Il reste quarante secondes à jouer et la France mène 2 à 1. Sur l’aile gauche, Didier Six déborde, et au lieu de conserver le ballon, tente un centre au troisième poteau. Georgi Bonev récupère, sert son homonyme Hristo qui évite le retour de Bathenay et lance Kostov dans la profondeur. Celui-ci prend Guillou de vitesse, esquive le tacle de Bossis et frappe en force depuis l’angle de la surface française. Le ballon s’écrase sous la barre d’André Rey et finit au fond des filets. Les Bleus sont éliminés une nouvelle fois, Michel Hidalgo sera remplacé quelques jours plus tard par l’entraîneur nantais Jean Vincent. Dans la banlieue de Sofia, dans la salle enfumée des jeunesses communistes, le jeune Emil, dix ans, crie à qui veut l’entendre : « quand je serai grand, moi aussi je serai Kostov ! ».

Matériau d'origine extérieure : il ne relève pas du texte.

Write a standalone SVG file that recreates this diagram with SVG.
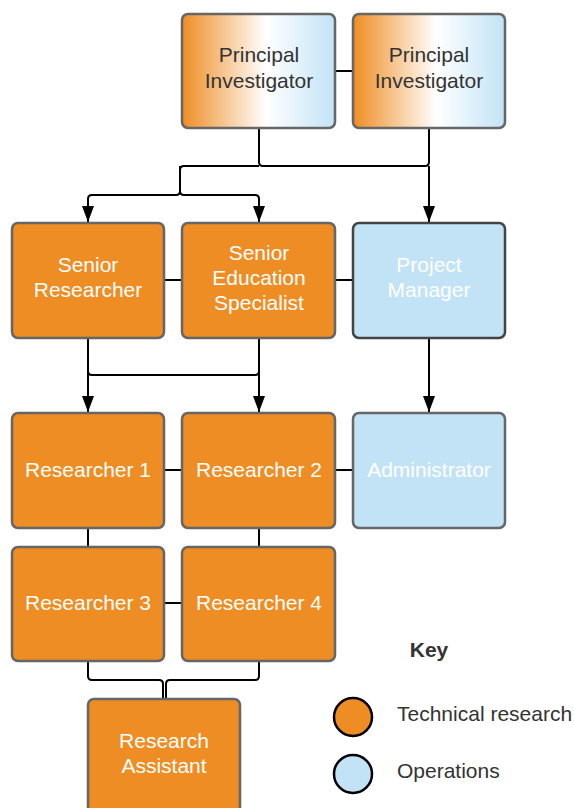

[1cité par Jacques Thibert dans L’année du football 1978, éditions Calmann-Lévy

Vos commentaires

  • Le 29 mars 2023 à 02:39, par Jean-Pierre Francis En réponse à : 16 novembre 1977 : France-Bulgarie

    Bonsoir,
    C’est dur de dire de Didier Six qu’il était un piètre finisseur... C’était surtout un véritable ailier de débordement donc souvent situé excentré face aux buts et les ailiers à cette époque n’étaient pas sur leur pied opposé pour tirer au but comme aujourd’hui où les gauchers jouent à droite...
    Pour comparer à une pointure internationale de la même époque que lui, Robby Rensenbrink a marqué par exemple 14 buts en 46 sélections pour la Hollande, mais il a marqué au moins 4 de ses 14 buts sur des pénalties à la Coupe du Monde 1978. (Didier Six n’en tirait pas en sélection). A titre d’exemple, l’ailier droit Johnny Rep lui à scoré 12 fois en 42 sélections... C’est un peu mieux que Six, mais ça reste dans une moyenne assez similaire (Rep a tiré quelques pénalties lui aussi)
    Un autre grand ailier gauche de l’époque Ivica Surjak a lui marqué 10 buts en 54 sélections alors que Dragan Džajić a lui marqué 25 buts en 85 sélection (moyenne 0,29 contre 0,25 à Didier Six).

  • Le 29 mars 2023 à 10:15, par Bruno Colombari En réponse à : 16 novembre 1977 : France-Bulgarie

    Bonjour, merci pour votre message et pour ces comparaisons en effet pertinentes.